**Goal**
Search the listing below for "with". Copy each matching line.
+ + + + + + +
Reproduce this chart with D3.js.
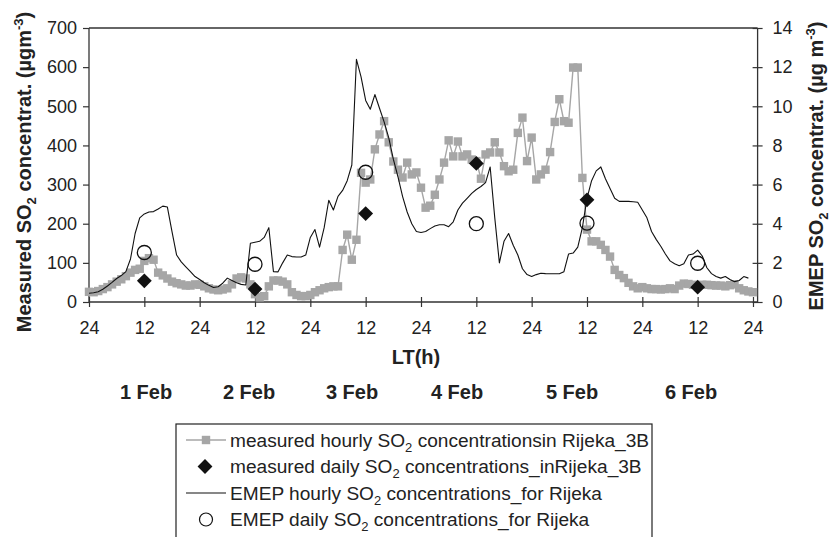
<!DOCTYPE html>
<html>
<head>
<meta charset="utf-8">
<script src="https://cdn.jsdelivr.net/npm/d3@7"></script>
<style>
  body { margin: 0; background: #fff; }
  svg text { font-family: Arial, "Liberation Sans", sans-serif; fill: #222; }
</style>
</head>
<body>
<svg id="chart"></svg>
<script>
// hourly SO2 measured in Rijeka (µg/m3), hour 0 = 24h of 31 Jan
const measuredHourly = [
  26, 25, 28, 33, 38, 45, 52, 58, 66, 75, 82, 85, 105, 112, 108, 75, 68, 60, 52, 48, 45, 42, 42, 45, 44,
  40, 35, 32, 30, 32, 35, 45, 60, 63, 60, 45, 20, 12, 15, 40, 55, 55, 52, 45, 25, 18, 15, 15,
  18, 25, 30, 35, 38, 40, 40, 133, 172, 108, 159, 330, 305, 313, 390, 428, 462, 408, 359, 338, 318, 356, 326, 331,
  292, 241, 246, 274, 313, 356, 413, 372, 410, 372, 377, 364, 360, 315, 377, 382, 408, 382, 347, 334, 338, 432, 471, 360,
  420, 313, 326, 338, 383, 460, 518, 462, 458, 599, 599, 317, 185, 155, 155, 146, 133, 116, 82, 69, 61, 49, 40, 35,
  38, 35, 33, 33, 32, 33, 35, 33, 42, 47, 46, 44, 42, 44, 44, 43, 42, 42, 40, 43, 45, 35, 30, 27, 25
];

// EMEP model hourly SO2 (µg m-3), secondary axis
const emepHourly = [
  0.45, 0.47, 0.52, 0.65, 0.82, 1.0, 1.2, 1.35, 1.55, 2.2, 3.5, 4.3, 4.5, 4.6, 4.62, 4.75, 4.9, 4.85, 3.6, 2.4, 2.05, 1.8, 1.55, 1.3,
  1.15, 0.98, 0.85, 0.74, 0.78, 0.96, 1.22, 1.1, 0.98, 0.9, 0.87, 3.0, 3.05, 3.1, 3.3, 3.8, 1.55, 1.54, 2.0, 2.4, 2.32, 2.3, 2.3, 2.4,
  3.3, 3.7, 2.8, 3.8, 5.2, 4.7, 5.4, 5.7, 6.2, 7.0, 12.4, 11.5, 10.3, 9.85, 10.6, 9.9, 9.2, 8.4, 7.3, 6.4, 5.4, 4.6, 4.0, 3.6,
  3.55, 3.6, 3.75, 3.88, 3.95, 3.95, 3.85, 4.1, 4.7, 5.05, 5.3, 5.55, 5.75, 5.9, 6.1, 6.9, 4.3, 2.0, 3.1, 3.5, 2.9, 2.4, 1.7, 1.4,
  1.3, 1.4, 1.47, 1.45, 1.44, 1.44, 1.44, 1.55, 2.45, 2.5, 2.8, 3.8, 5.3, 6.2, 6.7, 6.9, 6.3, 5.8, 5.3, 5.14, 5.14, 5.14, 5.12, 5.1,
  4.7, 4.3, 3.6, 3.2, 2.85, 2.45, 2.1, 1.95, 1.85, 1.95, 2.4, 2.45, 2.65, 2.35, 1.75, 1.45, 1.3, 1.22, 1.3, 1.15, 1.04, 1.1, 1.3, 1.22
];

const dayLabels = ["1 Feb", "2 Feb", "3 Feb", "4 Feb", "5 Feb", "6 Feb"];
const dayHours = [12, 36, 60, 84, 108, 132];
const measuredDaily = [54, 33, 226, 354, 261, 38];
const emepDaily = [2.53, 1.93, 6.63, 4.0, 4.03, 1.98];
const dayLabelX = [146, 249, 352, 457, 572, 691];

const leftTicks = d3.range(0, 701, 100);
const rightTicks = d3.range(0, 15, 2);
const hourTicks = d3.range(0, 145, 12);

const W = 831, H = 537;
const plot = { left: 89, right: 757.6, top: 28, bottom: 302 };

const svg = d3.select('#chart').attr('width', W).attr('height', H);

const x = d3.scaleLinear().domain([0, 145]).range([plot.left, plot.right]);
const yL = d3.scaleLinear().domain([0, 700]).range([plot.bottom, plot.top]);
const yR = d3.scaleLinear().domain([0, 14]).range([plot.bottom, plot.top]);

const axisColor = '#333';

// frame top
svg.append('line')
  .attr('x1', plot.left).attr('x2', plot.right)
  .attr('y1', plot.top).attr('y2', plot.top)
  .attr('stroke', axisColor).attr('stroke-width', 1.3);

// left axis
const gL = svg.append('g')
  .attr('transform', `translate(${plot.left},0)`)
  .call(d3.axisLeft(yL).tickValues(leftTicks).tickSize(6).tickPadding(6));

// right axis, ticks cross the line
const gR = svg.append('g')
  .attr('transform', `translate(${plot.right},0)`)
  .call(d3.axisRight(yR).tickValues(rightTicks).tickSize(5).tickPadding(10));
gR.selectAll('.tick line').attr('x1', -5);

// bottom axis, ticks cross the line
const gB = svg.append('g')
  .attr('transform', `translate(0,${plot.bottom})`)
  .call(d3.axisBottom(x).tickValues(hourTicks).tickSize(5).tickPadding(14)
    .tickFormat(h => (h % 24 === 0 ? '24' : '12')));
gB.selectAll('.tick line').attr('y1', -5);

[gL, gR, gB].forEach(g => {
  g.select('.domain').attr('stroke', axisColor).attr('stroke-width', 1.3);
  g.selectAll('.tick line').attr('stroke', axisColor).attr('stroke-width', 1.2);
  g.selectAll('.tick text').attr('font-size', 18).attr('fill', '#222')
    .attr('font-family', 'Arial, "Liberation Sans", sans-serif');
});
// plain domain lines, no end stubs
gL.select('.domain').attr('d', `M0,${plot.top}V${plot.bottom}`);
gR.select('.domain').attr('d', `M0,${plot.top}V${plot.bottom}`);
gB.select('.domain').attr('d', `M${plot.left},0H${plot.right}`);

// measured hourly
const gray = '#a6a6a6';
const sq = 8.4;
const lineL = d3.line().x((d, i) => x(i)).y(d => yL(d));
svg.append('path')
  .datum(measuredHourly)
  .attr('d', lineL)
  .attr('fill', 'none').attr('stroke', gray).attr('stroke-width', 1.4);
svg.append('g').selectAll('rect')
  .data(measuredHourly)
  .join('rect')
  .attr('x', (d, i) => x(i) - sq / 2).attr('y', d => yL(d) - sq / 2)
  .attr('width', sq).attr('height', sq)
  .attr('fill', gray);

// EMEP hourly
const lineR = d3.line().x((d, i) => x(i)).y(d => yR(d));
svg.append('path')
  .datum(emepHourly)
  .attr('d', lineR)
  .attr('fill', 'none').attr('stroke', '#111').attr('stroke-width', 1.1)
  .attr('stroke-linejoin', 'round');

// daily means
const diamond = d3.symbol().type(d3.symbolDiamond2).size(140);
svg.append('g').selectAll('path')
  .data(measuredDaily)
  .join('path')
  .attr('d', diamond)
  .attr('transform', (d, i) => `translate(${x(dayHours[i])},${yL(d)})`)
  .attr('fill', '#111');

svg.append('g').selectAll('circle')
  .data(emepDaily)
  .join('circle')
  .attr('cx', (d, i) => x(dayHours[i])).attr('cy', d => yR(d))
  .attr('r', 7)
  .attr('fill', 'none').attr('stroke', '#111').attr('stroke-width', 1.3);

// axis title with SO2 subscript and m-3 superscript
function axisTitle(tx, ty, head, unit) {
  const t = svg.append('text')
    .attr('transform', `translate(${tx},${ty}) rotate(-90)`)
    .attr('text-anchor', 'middle')
    .attr('font-size', 20).attr('font-weight', 'bold');
  t.append('tspan').text(head + ' SO');
  t.append('tspan').text('2').attr('font-size', 13).attr('dy', 5);
  t.append('tspan').text(' concentrat. (' + unit).attr('dy', -5);
  t.append('tspan').text('-3').attr('font-size', 13).attr('dy', -8);
  t.append('tspan').text(')').attr('dy', 8);
}
axisTitle(31, 172, 'Measured', 'µgm');
axisTitle(823, 166, 'EMEP', 'µg m');

// x title and day labels
svg.append('text')
  .attr('x', 416).attr('y', 364)
  .attr('text-anchor', 'middle')
  .attr('font-size', 20).attr('font-weight', 'bold')
  .text('LT(h)');

svg.append('g').selectAll('text')
  .data(dayLabels)
  .join('text')
  .attr('x', (d, i) => dayLabelX[i]).attr('y', 399)
  .attr('text-anchor', 'middle')
  .attr('font-size', 20).attr('font-weight', 'bold')
  .text(d => d);

// legend
const leg = svg.append('g');
leg.append('rect')
  .attr('x', 176).attr('y', 424).attr('width', 476).attr('height', 130)
  .attr('fill', '#fff').attr('stroke', '#222').attr('stroke-width', 1.2);

const rows = [440, 466.5, 493, 519.5];
const textX = 230;

leg.append('line').attr('x1', 186).attr('x2', 226).attr('y1', rows[0]).attr('y2', rows[0])
  .attr('stroke', gray).attr('stroke-width', 1.4);
leg.append('rect').attr('x', 206 - sq / 2).attr('y', rows[0] - sq / 2).attr('width', sq).attr('height', sq)
  .attr('fill', gray);
leg.append('path').attr('d', diamond).attr('transform', `translate(205,${rows[1]})`).attr('fill', '#111');
leg.append('line').attr('x1', 186).attr('x2', 226).attr('y1', rows[2]).attr('y2', rows[2])
  .attr('stroke', '#111').attr('stroke-width', 1.1);
leg.append('circle').attr('cx', 206).attr('cy', rows[3]).attr('r', 6.5)
  .attr('fill', 'none').attr('stroke', '#111').attr('stroke-width', 1.2);

const legTexts = [
  ['measured hourly SO', ' concentrationsin Rijeka_3B'],
  ['measured daily SO', ' concentrations_inRijeka_3B'],
  ['EMEP hourly SO', ' concentrations_for Rijeka'],
  ['EMEP daily SO', ' concentrations_for Rijeka']
];
legTexts.forEach((p, i) => {
  const t = leg.append('text')
    .attr('x', textX).attr('y', rows[i] + 6.5)
    .attr('font-size', 19.1);
  t.append('tspan').text(p[0]);
  t.append('tspan').text('2').attr('font-size', 13).attr('dy', 5);
  t.append('tspan').text(p[1]).attr('dy', -5);
});
</script>
</body>
</html>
+ + + + + + +
**Response to this task**
Reproduce this chart with D3.js.
// axis title with SO2 subscript and m-3 superscript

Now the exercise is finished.